Tuesday, October 4, 2016

28th Sunday of Ordinary Time

Thank you.  It’s a phrase we hear and use every day.  It’s an accepted and expected courtesy for a variety of interactions.  In fact, when we don’t hear it when we expect to, we feel slighted and unappreciated.  Here’s a question:  Does God feel slighted and unappreciated when we don’t give him thanks for his great gifts?  Let’s see what this week’s readings might say on the subject…

2 Kings 5:14-17
Psalm 98:1, 2-3, 3-4
2 Timothy 2:8-13
Luke 17:11-19

Our first reading comes from 2nd Kings.  Naaman, a Syrian military commander, seeks to thank Elisha for curing him of his leprosy (an act that King Joram of Israel isn’t likely to appreciate).  Not only does Naaman wish to give thanks to Elisha, but also to his God.  This is nothing short of a complete conversion for Naaman, who not only sees the glory of God, but recognizes the importance of the land in this covenant relationship.  In fact, his recognition of God’s covenant with the people and the land that he asks for two mule loads of dirt to take back to his homeland so that he may worship God on his holy land.  Naaman’s experience reveals some important lessons:  First, of the need to show gratitude and thanks.  Second, is both recognizing and giving honor to God.  Third, it is an example of a theme that is often played out in the story of the prophets… where a foreigner finds greater insight (and favor) with God than do his own chosen people.

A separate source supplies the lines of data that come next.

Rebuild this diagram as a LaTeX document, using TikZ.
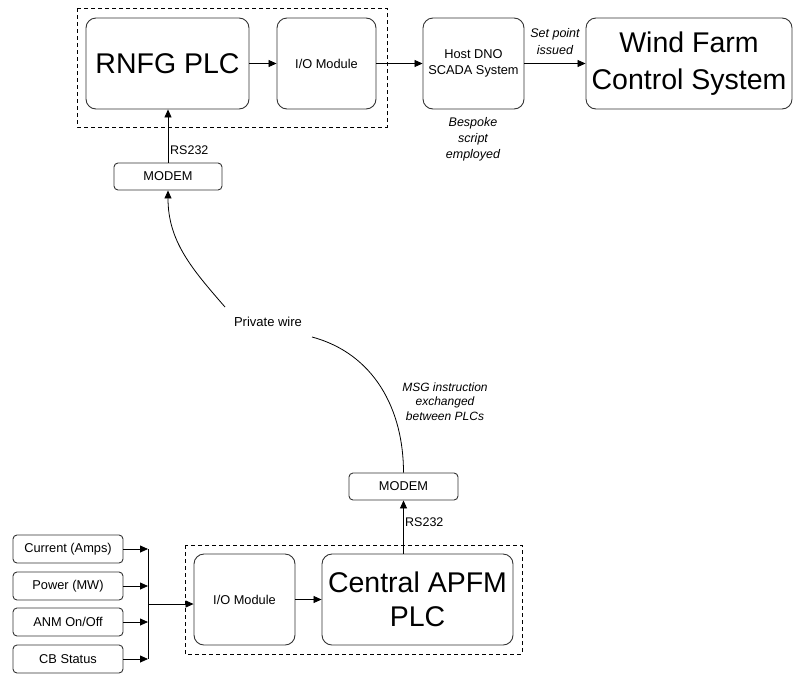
\documentclass[tikz,border=0pt]{standalone}
\usepackage{fontspec}
\setmainfont{Liberation Sans}
\usetikzlibrary{arrows.meta}

\tikzset{
  box/.style={draw=black!80, line width=0.9pt, rounded corners=10pt, align=center,
    inner sep=2pt, font=\fontsize{12.8}{16}\selectfont},
  bigbox/.style={box, font=\fontsize{28.5}{37}\selectfont},
  smallbox/.style={box, rounded corners=4pt, minimum height=27pt},
  group/.style={draw=black, line width=0.8pt, dash pattern=on 4pt off 3pt},
  link/.style={draw=black, line width=0.8pt, -{Triangle[length=8pt,width=7pt]}},
  plain/.style={draw=black, line width=0.8pt},
  lbl/.style={font=\fontsize{12.5}{16}\selectfont, align=center, inner sep=0pt},
  ilbl/.style={lbl, font=\fontsize{12.5}{16}\selectfont\itshape},
}

\begin{document}
\begin{tikzpicture}[x=1pt, y=-1pt]
\useasboundingbox (0,0) rectangle (794,675);

% ---------- upper group: RNFG controller ----------
\draw[group] (77,8) rectangle (387,127);
\node[bigbox, minimum width=163pt, minimum height=91pt] (rnfg) at (167.5,63.5) {RNFG PLC};
\node[box, minimum width=99pt, minimum height=91pt] (io1) at (326.5,63.5) {I/O Module};
\node[box, minimum width=101pt, minimum height=91pt] (host) at (473.5,63.5) {Host DNO\\SCADA System};
\node[bigbox, minimum width=206pt, minimum height=91pt] (wf) at (689,63.5) {Wind Farm\\Control System};

\draw[link] (rnfg) -- (io1);
\draw[link] (io1) -- (host);
\draw[link] (host) -- (wf);

\node[ilbl, font=\fontsize{12.5}{17}\selectfont\itshape] (setpt) at (555,41.5) {Set point\\issued};
\node[ilbl] (bespoke) at (473,139) {Bespoke\\script\\employed};

% ---------- upper modem ----------
\node[smallbox, minimum width=108pt] (tmodem) at (168,176.5) {MODEM};
\draw[link] (tmodem.north) -- (tmodem.north |- rnfg.south);
\node[lbl, anchor=west] (rs1) at (170,150) {RS232};

% ---------- private wire ----------
\node[lbl, font=\fontsize{13}{16}\selectfont] (pw) at (268,322) {Private wire};
\coordinate (pwA) at (225,307);
\coordinate (pwB) at (312,337);

\node[ilbl, font=\fontsize{12}{14.5}\selectfont\itshape] (msg) at (445,401.5) {MSG instruction\\exchanged\\between PLCs};

% ---------- lower modem ----------
\node[smallbox, minimum width=109pt] (bmodem) at (403.5,486.5) {MODEM};

\draw[plain] (bmodem.north) to[out=90, in=-15] (pwB);
\draw[link] (pwA) to[out=131, in=-90] (tmodem.south);

% ---------- lower group: central controller ----------
\draw[group] (185,545) rectangle (522,654);
\node[box, minimum width=101pt, minimum height=91pt] (io2) at (244.5,599.5) {I/O Module};
\node[bigbox, font=\fontsize{28.5}{34}\selectfont, minimum width=191pt, minimum height=91pt] (central) at (417.5,599.5) {Central APFM\\PLC};

\draw[link] (io2) -- (central);
\draw[link] (bmodem.south |- central.north) -- (bmodem.south);
\node[lbl, anchor=west] (rs2) at (405,522) {RS232};

% ---------- measured inputs ----------
\node[smallbox, minimum width=110pt, minimum height=28pt] (in1) at (68,549) {Current (Amps)};
\node[smallbox, minimum width=110pt, minimum height=28pt] (in2) at (68,586) {Power (MW)};
\node[smallbox, minimum width=110pt, minimum height=28pt] (in3) at (68,622) {ANM On/Off};
\node[smallbox, minimum width=110pt, minimum height=28pt] (in4) at (68,659) {CB Status};

\coordinate (busx) at (148,0);
\coordinate (busjoin) at (148,604);
\foreach \n in {in1,in2,in3,in4}
  \draw[link] (\n.east) -- (\n.east -| busx);
\draw[plain] (in1.east -| busx) -- (in4.east -| busx);
\draw[link] (busjoin) -- (busjoin -| io2.west);
\end{tikzpicture}
\end{document}
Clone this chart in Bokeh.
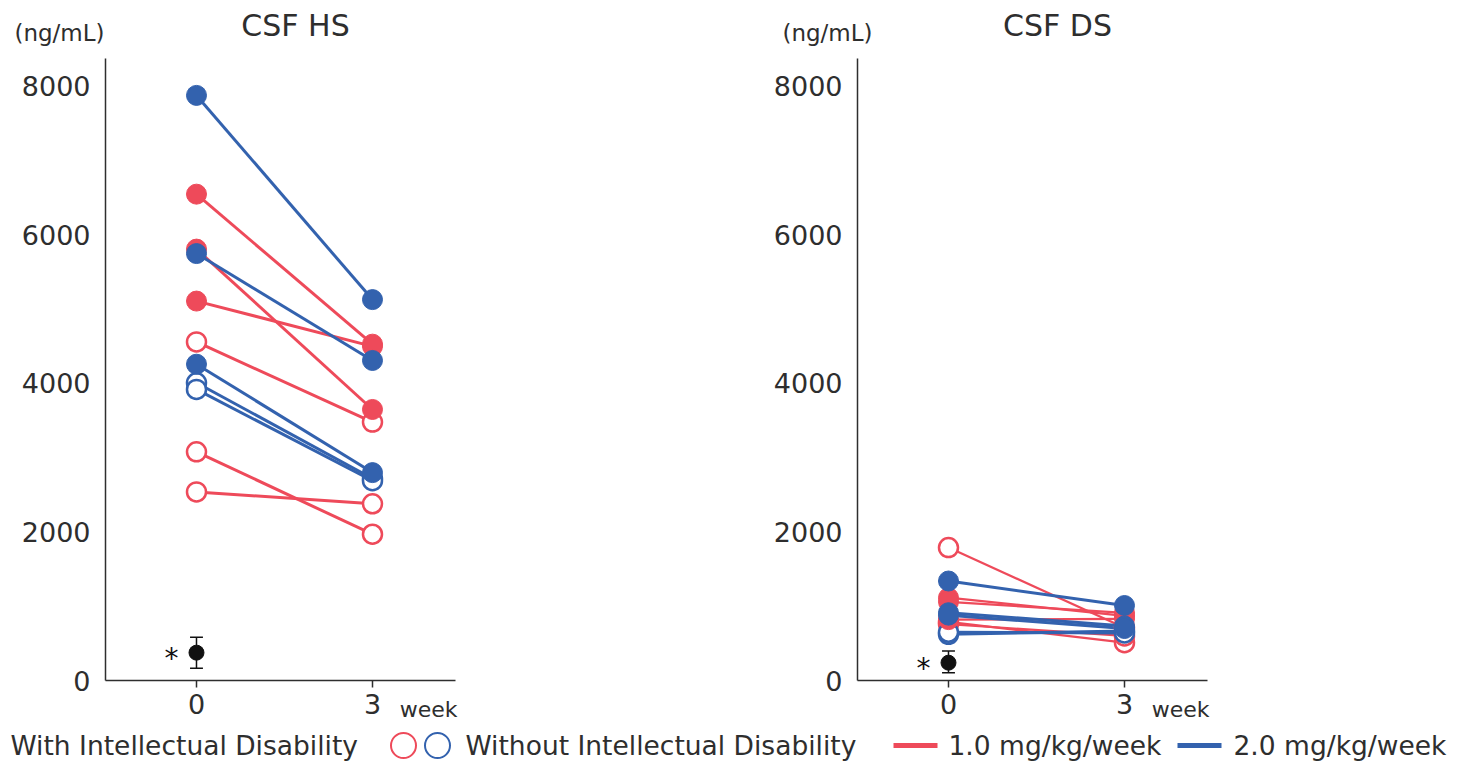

All these themes are also reflected in our Gospel.  In another story that is unique to Luke’s Gospel (and a continuation from where we left off last week), we are told Jesus is traveling through Samaria and Galilee (the equivalent of the “outback”) on his way to Jerusalem when he happens upon ten lepers.  They ask Jesus to have pity on them, whereupon he tells them to go show themselves to the priest.  As they go on their way they are cured of their affliction.  When this happens, one of the men, a Samaritan, runs back to Jesus to thank him.  Once again, we see that it is the foreigner who demonstrates a faith stronger than the others, and is blessed for it.

In our second reading, we continue our study of the 2nd letter to Timothy, where an imprisoned Paul urging Timothy to persevere in his call to Christ.  The message is clear… stick with Christ, and you will be saved;  deny Christ, and he will deny you.  It’s a harsh testament.  Would Jesus really deny us?  That depends.  We recognize Jesus as our advocate, our champion to the Father, willing to forgive us our sins if we stray.  But if we were to completely turn our back to Christ, without remorse, our path to the dark side is clear.  It is also important to remember, however, that Paul’s words are meant to inspire us while shaking us out of our complacency, fear, or guilt.  After all, it is Paul himself who reminds us that even a sinner such as himself can be saved.

Final thoughts:
So… does God expect to be thanked?  Does he feel slighted when we don’t thank him?  Personally I like think that God is a “bigger man” than that.. far above such petty human vanity.  After all, this is the same ever-loving God who stands ready to forgive us whenever we turn to him.  At the same time I do believe that God appreciates our thanks.  Every loving relationship needs affirmation.  It goes beyond common courtesy, it expresses an appreciation for what one has done… whether something simple, or something extraordinary.  It is also a reflection of our humility… both when offering thanks, or being put in the position to accept someone else’s thanks.  Thanks, like love, must be freely given to be fully received.